It’s hard to say, to say the least, what, if anything, Donald Trump’s victory may mean for architecture. It is easier to image that a Hillary Clinton victory would have meant more of the same for how we build. Trump is not just a reality show host: he is a real-estate developer who specializes in the big and glitzy. Are the “style wars” between traditional and modernism on his radar? Maybe. Maybe not. Does Trump Tower, where the victor had his campaign headquarters, reflect his architectural taste? It probably does. Not good.
Nevertheless, like last night’s electorate, it is possible we could be surprised. The Trump property that got the most play in the campaign aside from his tower was his new Post Office hotel in Washington. It is a new hotel but a historic building. There is also the Trump Building, in New York, a classical tower completed in 1930, for a month the world’s tallest building, and one that reflects the heroic era of Manhattan’s skyscraper skyline culture.
I don’t know Trump’s inner circle well enough to identify anyone who might stand up for tradition in architecture. As a sometime Republican and sometime conservative, he surely must feel some sort of kinship with the idea of tradition. In the hope and expectation that surround his new job, let me suggest a couple of interesting possibilities for developer and soon-to-be-president Trump to consider.
First, granting the number of larger issues on his plate right now, he should at some point consider reviving George W. Bush’s nomination of Thomas Gordon Smith, or a classicist of equivalent eminence, as the chief architect at the General Services Administration. In that job the Notre Dame professor could help even out the playing field for traditional architecture in future federal buildings, which the GSA controls. It has been staunchly modernist for decades. Smith’s nomination in 2006 caused a firestorm of protest from the usual suspects, and Bush, showing uncharacteristic wussitude, withdrew the nomination. Let Trump put Smith up for the same post.
Second, Trump will have the opportunity to tap into the thinking of City Journal, the quarterly of the Manhattan Institute, as he develops his strategy for the nation’s inner cities.
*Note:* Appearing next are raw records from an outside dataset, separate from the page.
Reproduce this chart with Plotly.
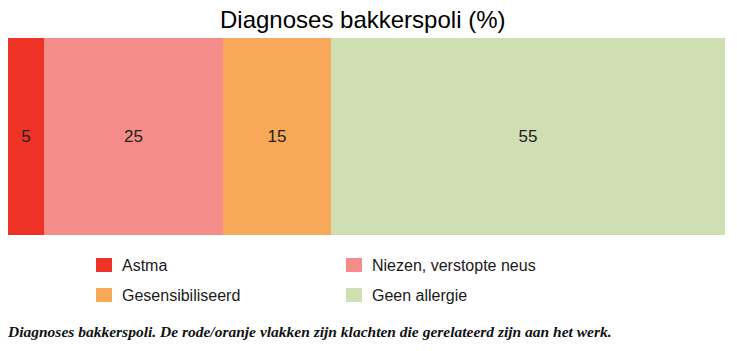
import plotly.graph_objects as go

categories = ["Astma", "Niezen, verstopte neus", "Gesensibiliseerd", "Geen allergie"]
values = [5, 25, 15, 55]
colors = ["#EE3326", "#F48D89", "#F7A859", "#D0DFB1"]
title = "Diagnoses bakkerspoli (%)"
caption = "Diagnoses bakkerspoli. De rode/oranje vlakken zijn klachten die gerelateerd zijn aan het werk."

W, H = 737, 351
ML, MR, MT, MB = 8, 12, 38, 116
PW, PH = W - ML - MR, H - MT - MB

def px(x):
    return (x - ML) / PW

def py(y):
    return (H - MB - y) / PH

fig = go.Figure()
for cat, val, col in zip(categories, values, colors):
    fig.add_trace(go.Bar(
        x=[val], y=["bar"], orientation="h", name=cat,
        marker=dict(color=col, line=dict(width=0)),
        text=[str(val)], textposition="inside", insidetextanchor="middle",
        textfont=dict(family="Liberation Sans, Arial, sans-serif", size=17, color="#222222"),
        constraintext="none", showlegend=False, hoverinfo="skip",
    ))

# legend drawn as two columns
col_x = [96, 346]
row_y = [265, 295]
shapes = []
annotations = []
for i, (cat, col) in enumerate(zip(categories, colors)):
    cx = col_x[i % 2]
    cy = row_y[i // 2]
    shapes.append(dict(type="rect", xref="paper", yref="paper",
                       x0=px(cx), x1=px(cx + 16), y0=py(cy - 7), y1=py(cy + 7),
                       fillcolor=col, line=dict(width=0)))
    annotations.append(dict(text=cat, xref="paper", yref="paper",
                            x=px(cx + 24), y=py(cy), xanchor="left", yanchor="middle",
                            showarrow=False,
                            font=dict(family="Liberation Sans, Arial, sans-serif", size=16, color="#1a1a1a")))

annotations.append(dict(text=title, xref="paper", yref="paper",
                        x=px(362), y=py(20), xanchor="center", yanchor="middle", showarrow=False,
                        font=dict(family="Liberation Sans, Arial, sans-serif", size=24, color="#000000")))
annotations.append(dict(text=caption, xref="paper", yref="paper",
                        x=px(5), y=py(331), xanchor="left", yanchor="middle", showarrow=False,
                        font=dict(family="Liberation Serif, Times New Roman, serif", size=15.5,
                                  color="#111111", style="italic", weight="bold")))

fig.update_layout(
    width=W, height=H,
    margin=dict(l=ML, r=MR, t=MT, b=MB, pad=0),
    barmode="stack", bargap=0,
    paper_bgcolor="white", plot_bgcolor="white",
    xaxis=dict(range=[0, 100], visible=False, fixedrange=True),
    yaxis=dict(visible=False, fixedrange=True),
    shapes=shapes, annotations=annotations,
)
fig.write_html("out.html", config={"displayModeBar": False})
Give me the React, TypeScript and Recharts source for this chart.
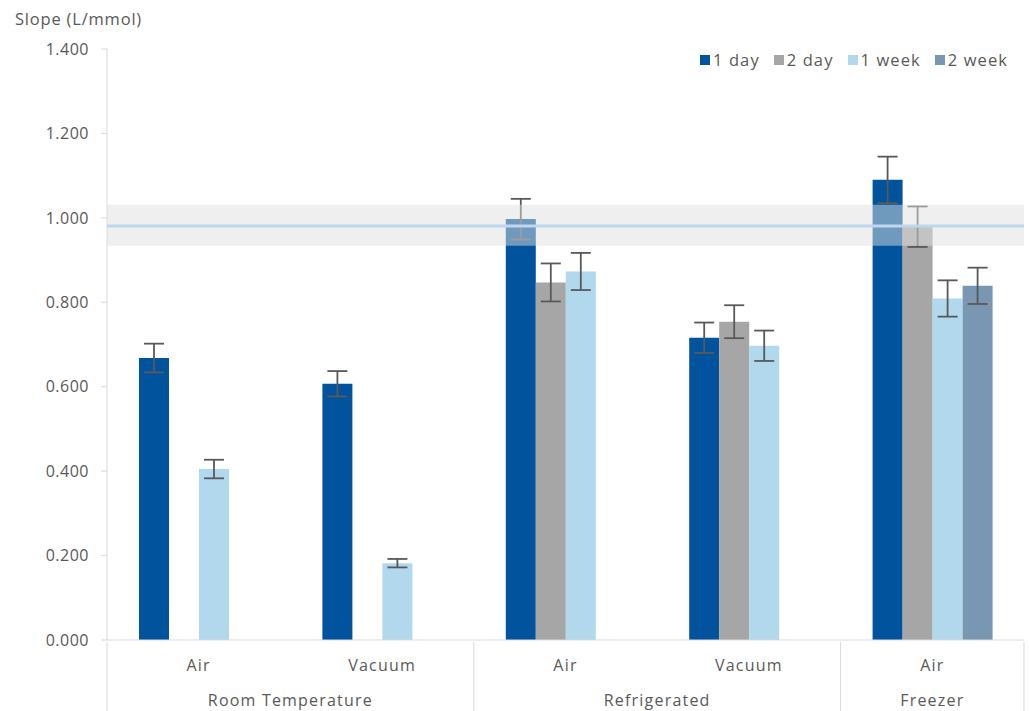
import { BarChart, Bar, XAxis, YAxis, ErrorBar, ReferenceArea, ReferenceLine } from "recharts";

const W = 1029;
const H = 711;
const FONT = "'Open Sans', 'Liberation Sans', sans-serif";
const TEXT = "#595959";
const AXIS = "#d9d9d9";

// categories (two-level axis)
const conditions = ["Air", "Vacuum", "Air", "Vacuum", "Air"];
const storage = ["Room Temperature", "Room Temperature", "Refrigerated", "Refrigerated", "Freezer"];

// series values + error (±)
const oneDay = [0.668, 0.607, 0.997, 0.716, 1.09];
const oneDayErr = [0.034, 0.03, 0.048, 0.036, 0.055];
const twoDay = [null, null, 0.847, 0.754, 0.979];
const twoDayErr = [null, null, 0.045, 0.039, 0.048];
const oneWeek = [0.405, 0.182, 0.873, 0.697, 0.809];
const oneWeekErr = [0.022, 0.01, 0.044, 0.036, 0.043];
const twoWeek = [null, null, null, null, 0.839];
const twoWeekErr = [null, null, null, null, 0.043];

const yTicks = [0, 0.2, 0.4, 0.6, 0.8, 1.0, 1.2, 1.4];
const refBand = [0.934, 1.031];
const refValue = 0.981;

const SERIES = [
  { key: "d1", err: "d1e", name: "1 day", color: "#00539c" },
  { key: "d2", err: "d2e", name: "2 day", color: "#a6a6a6" },
  { key: "w1", err: "w1e", name: "1 week", color: "#b1d8ec" },
  { key: "w2", err: "w2e", name: "2 week", color: "#7996b2" },
];

const data = conditions.map((c, i) => ({
  cat: c,
  group: storage[i],
  d1: oneDay[i], d1e: oneDayErr[i],
  d2: twoDay[i], d2e: twoDayErr[i],
  w1: oneWeek[i], w1e: oneWeekErr[i],
  w2: twoWeek[i], w2e: twoWeekErr[i],
}));

const MARGIN = { top: 49, right: 5, bottom: 0, left: 0 };
const Y_W = 107;
const X_H = 71;
const BAND = (W - MARGIN.left - MARGIN.right - Y_W) / data.length;

function CatTick(props: any) {
  const { x, y, payload } = props;
  const i = payload.index;
  const left = x - BAND / 2;
  const isStart = i === 0 || storage[i] !== storage[i - 1];
  const isLast = i === data.length - 1;
  const count = storage.filter((g) => g === storage[i]).length;
  return (
    <g>
      <text x={x} y={y + 29} textAnchor="middle" fill={TEXT} fontSize={16} letterSpacing={1.2} fontFamily={FONT}>
        {conditions[i]}
      </text>
      {isStart && (
        <>
          <line x1={left} x2={left} y1={y} y2={H} stroke={AXIS} strokeWidth={1} />
          <text x={left + (count * BAND) / 2} y={y + 64} textAnchor="middle" fill={TEXT} fontSize={16} letterSpacing={1.2} fontFamily={FONT}>
            {storage[i]}
          </text>
        </>
      )}
      {isLast && <line x1={x + BAND / 2} x2={x + BAND / 2} y1={y} y2={H} stroke={AXIS} strokeWidth={1} />}
    </g>
  );
}

export default function App() {
  return (
    <div style={{ position: "fixed", left: 0, top: 0, width: W, height: H, background: "#fff", fontFamily: FONT }}>
      <div style={{ position: "absolute", left: 15, top: 7, fontSize: 16.5, color: TEXT, letterSpacing: 0.8 }}>Slope (L/mmol)</div>
      <div style={{ position: "absolute", left: 700, top: 48, display: "flex", alignItems: "center", fontSize: 16.5, color: TEXT, letterSpacing: 1.1 }}>
        {SERIES.map((s) => (
          <span key={s.key} style={{ display: "flex", alignItems: "center", marginRight: 14 }}>
            <span style={{ width: 10, height: 10, background: s.color, marginRight: 3, display: "inline-block" }} />
            {s.name}
          </span>
        ))}
      </div>
      <BarChart width={W} height={H} data={data} margin={MARGIN} barGap={0} barSize={30}>
        <XAxis
          dataKey="cat"
          height={X_H}
          tick={<CatTick />}
          tickLine={false}
          tickSize={0}
          axisLine={{ stroke: AXIS }}
          interval={0}
        />
        <YAxis
          width={Y_W}
          domain={[0, 1.4]}
          ticks={yTicks}
          tickFormatter={(v: number) => v.toFixed(3)}
          tick={{ fill: TEXT, fontSize: 16, fontFamily: FONT, letterSpacing: 0.5 }}
          tickSize={6}
          tickMargin={12}
          tickLine={{ stroke: AXIS }}
          axisLine={{ stroke: AXIS }}
          interval={0}
        />
        {SERIES.map((s) => (
          <Bar key={s.key} dataKey={s.key} name={s.name} fill={s.color} isAnimationActive={false}>
            <ErrorBar dataKey={s.err} width={10} stroke="#595959" strokeWidth={1.8} />
          </Bar>
        ))}
        <ReferenceArea y1={refBand[0]} y2={refBand[1]} fill="#e0e0e0" fillOpacity={0.5} stroke="none" zIndex={1500} ifOverflow="visible" />
        <ReferenceLine y={refValue} stroke="#bdd7ee" strokeWidth={3} zIndex={1600} />
      </BarChart>
    </div>
  );
}
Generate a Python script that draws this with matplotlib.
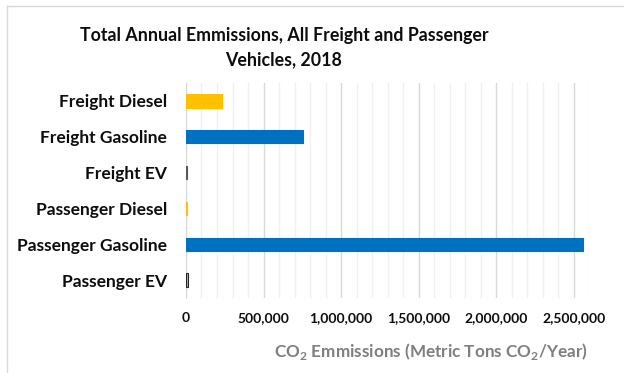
import matplotlib.pyplot as plt
from matplotlib.ticker import FuncFormatter, MultipleLocator
from matplotlib.lines import Line2D

# Annual CO2 emissions by vehicle class (metric tons CO2 / year)
categories = ["Passenger EV", "Passenger Gasoline", "Passenger Diesel",
              "Freight EV", "Freight Gasoline", "Freight Diesel"]
emissions = [15000, 2558000, 9000, 5000, 752000, 231000]
colors = ["#C9C12F", "#0070C0", "#FFC000", "#7F7F7F", "#0070C0", "#FFC000"]
edges = ["#262626", "#0070C0", "#FFC000", "#595959", "#0070C0", "#FFC000"]
ticks = [0, 500000, 1000000, 1500000, 2000000, 2500000]

plt.rcParams['font.family'] = ['Lato', 'DejaVu Sans']
plt.rcParams['mathtext.fontset'] = 'custom'
plt.rcParams['mathtext.rm'] = 'Lato'
plt.rcParams['mathtext.bf'] = 'Lato:bold'

fig = plt.figure(figsize=(6.24, 3.73), dpi=100)
ax = fig.add_axes([0.298, 0.201, 0.6467, 0.5765])

ax.barh(categories, emissions, height=0.37, color=colors, edgecolor=edges,
        linewidth=0.8, zorder=3)

ax.set_xlim(0, 2600000)
ax.set_ylim(-0.5, 5.5)
ax.set_xticks(ticks)
ax.xaxis.set_minor_locator(MultipleLocator(100000))
ax.xaxis.set_major_formatter(FuncFormatter(lambda v, p: f"{int(v):,}"))
ax.grid(axis='x', which='major', color='#D9D9D9', linewidth=1.0, zorder=0)
ax.grid(axis='x', which='minor', color='#F0F0F0', linewidth=1.0, zorder=0)
ax.tick_params(axis='both', which='both', length=0)
ax.tick_params(axis='x', labelsize=10, pad=10)
ax.tick_params(axis='y', labelsize=12.5, pad=13.5)
for lbl in ax.get_xticklabels() + ax.get_yticklabels():
    lbl.set_fontweight('bold')
    lbl.set_color('#0D0D0D')
for side in ['top', 'right', 'bottom']:
    ax.spines[side].set_visible(False)
ax.spines['left'].set_color('#D9D9D9')

fig.text(0.455, 0.905, "Total Annual Emmissions, All Freight and Passenger",
         ha='center', va='center', fontsize=12.8, fontweight='bold', color='#0D0D0D')
fig.text(0.455, 0.84, "Vehicles, 2018",
         ha='center', va='center', fontsize=12.8, fontweight='bold', color='#0D0D0D')
fig.text(0.691, 0.058, r"CO$_\mathbf{2}$ Emmissions (Metric Tons CO$_\mathbf{2}$/Year)",
         ha='center', va='center', fontsize=12.3, fontweight='bold', color='#7F7F7F')

# light chart-area border along the top and left edges
fig.add_artist(Line2D([0.012, 0.012], [0, 0.985], transform=fig.transFigure,
                      color='#D9D9D9', linewidth=1.0))
fig.add_artist(Line2D([0.012, 1.0], [0.985, 0.985], transform=fig.transFigure,
                      color='#D9D9D9', linewidth=1.0))

fig.savefig("out.png", dpi=100)
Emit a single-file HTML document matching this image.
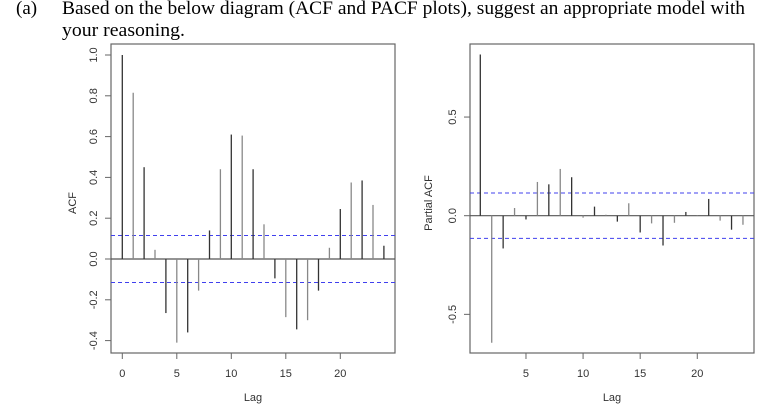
<!DOCTYPE html>
<html><head><meta charset="utf-8"><style>
body{margin:0;background:#fff;width:780px;height:406px;overflow:hidden}
</style></head><body>
<svg id="svg" width="780" height="406" xmlns="http://www.w3.org/2000/svg">
<g font-family="'Liberation Serif',serif" font-size="19" fill="#000">
<text x="16" y="14">(a)</text>
<text x="62" y="14" textLength="683" lengthAdjust="spacingAndGlyphs">Based on the below diagram (ACF and PACF plots), suggest an appropriate model with</text>
<text x="62" y="36" textLength="123" lengthAdjust="spacingAndGlyphs">your reasoning.</text>
</g>
<g id="acf"></g>
<g id="pacf"></g>
</svg>
<script>
const acfLags=[0,1,2,3,4,5,6,7,8,9,10,11,12,13,14,15,16,17,18,19,20,21,22,23,24];
const acfValues=[1.0,0.815,0.45,0.045,-0.265,-0.41,-0.36,-0.155,0.14,0.44,0.61,0.605,0.44,0.17,-0.095,-0.285,-0.345,-0.30,-0.155,0.055,0.245,0.375,0.385,0.265,0.065];
const acfYTicks=[-0.4,-0.2,0.0,0.2,0.4,0.6,0.8,1.0];
const acfYTickLabels=["-0.4","-0.2","0.0","0.2","0.4","0.6","0.8","1.0"];
const acfXTicks=[0,5,10,15,20];
const pacfLags=[1,2,3,4,5,6,7,8,9,10,11,12,13,14,15,16,17,18,19,20,21,22,23,24];
const pacfValues=[0.817,-0.644,-0.166,0.039,-0.019,0.171,0.159,0.237,0.195,-0.01,0.046,0.005,-0.03,0.063,-0.085,-0.039,-0.151,-0.036,0.019,0.003,0.085,-0.025,-0.071,-0.046];
const pacfYTicks=[-0.5,0.0,0.5];
const pacfYTickLabels=["-0.5","0.0","0.5"];
const pacfXTicks=[5,10,15,20];
const confBound=[0.115];
const NS='http://www.w3.org/2000/svg';
function mk(p,tag,a){const e=document.createElementNS(NS,tag);for(const k in a)e.setAttribute(k,a[k]);p.appendChild(e);return e;}
function draw(g,o){
  const xs=v=>o.x0+(v-o.l0)*o.lx, ys=v=>o.y0-v*o.ly;
  const box=mk(g,'rect',{x:o.bx1,y:44,width:o.bx2-o.bx1,height:309,fill:'none',stroke:'#666','stroke-width':1.2});
  
  
  const z=mk(g,'line',{x1:o.bx1,x2:o.bx2,y1:ys(0),y2:ys(0),stroke:'#555','stroke-width':1.2});
  
  
  [confBound[0],-confBound[0]].forEach((c,i)=>{
    const l=mk(g,'line',{x1:o.bx1,x2:o.bx2,y1:ys(c),y2:ys(c),stroke:'#4040ee','stroke-width':1,'stroke-dasharray':'4,3'});
    
    
  });
  o.lags.forEach((lag,i)=>{
    const b=mk(g,'line',{x1:xs(lag),x2:xs(lag),y1:ys(0),y2:ys(o.vals[i]),stroke:i%2?'#888':'#333','stroke-width':1.3});
    
    
  });
  o.xt.forEach(t=>{
    mk(g,'line',{x1:xs(t),x2:xs(t),y1:353,y2:359,stroke:'#666'});
    const tx=mk(g,'text',{x:xs(t),y:377,'text-anchor':'middle','font-size':11,'font-family':'Liberation Sans,sans-serif',fill:'#333'});
    tx.textContent=t;
    
    
  });
  o.yt.forEach((t,i)=>{
    mk(g,'line',{x1:o.bx1-6,x2:o.bx1,y1:ys(t),y2:ys(t),stroke:'#666'});
    const tx=mk(g,'text',{x:0,y:0,'text-anchor':'middle','font-size':11,'font-family':'Liberation Sans,sans-serif',fill:'#333',transform:`translate(${o.bx1-14},${ys(t)}) rotate(-90)`});
    tx.textContent=o.ytl[i];
    
    
  });
  const xl=mk(g,'text',{x:(o.bx1+o.bx2)/2,y:401,'text-anchor':'middle','font-size':11,'font-family':'Liberation Sans,sans-serif',fill:'#333'});
  xl.textContent='Lag';
  
  
  const yl=mk(g,'text',{x:0,y:0,'text-anchor':'middle','font-size':11,'font-family':'Liberation Sans,sans-serif',fill:'#333',transform:`translate(${o.ylx},203) rotate(-90)`});
  yl.textContent=o.ylab;
  
  
}
draw(document.getElementById('acf'),{bx1:111,bx2:395,x0:122.3,l0:0,lx:10.9,y0:259,ly:204,lags:acfLags,vals:acfValues,xt:acfXTicks,yt:acfYTicks,ytl:acfYTickLabels,ylab:'ACF',ylx:76});
draw(document.getElementById('pacf'),{bx1:470,bx2:754,x0:480.3,l0:1,lx:11.42,y0:215.7,ly:197.3,lags:pacfLags,vals:pacfValues,xt:pacfXTicks,yt:pacfYTicks,ytl:pacfYTickLabels,ylab:'Partial ACF',ylx:432});
</script>
</body></html>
The City Journal is not just a fount of policy ideas; it is also a proponent of the classical revival, having run many excellent essays over the years on traditional architecture and classical architects.
It is City Journal that weeks after 9/11 published the classical proposal for the World Trade Center rebuild, designed by the firm of Franck Lohsen McCrery Architects. Their excellent proposal never made any headway in the WTC design competition because that competition put its thumb on the scale for entries that were “of our time” – that is, which represented the chaos of our era. This is the same chaos that President-elect Trump has a mandate to reverse. The World Trade Center as it has emerged represents the taste, perhaps, of Donald Trump, but of the establishment for sure. Maybe Donald Trump will understand that architecture can be a symbolic indicator of his supposed desire to recast the establishment as a vehicle for making America great again, and, as he says, to heed, once again, the voices and the tastes of the average American citizen.
One more suggestion: The Donald should see to it that an early grave is dug by Congress for Frank Gehry’s Ike memorial design.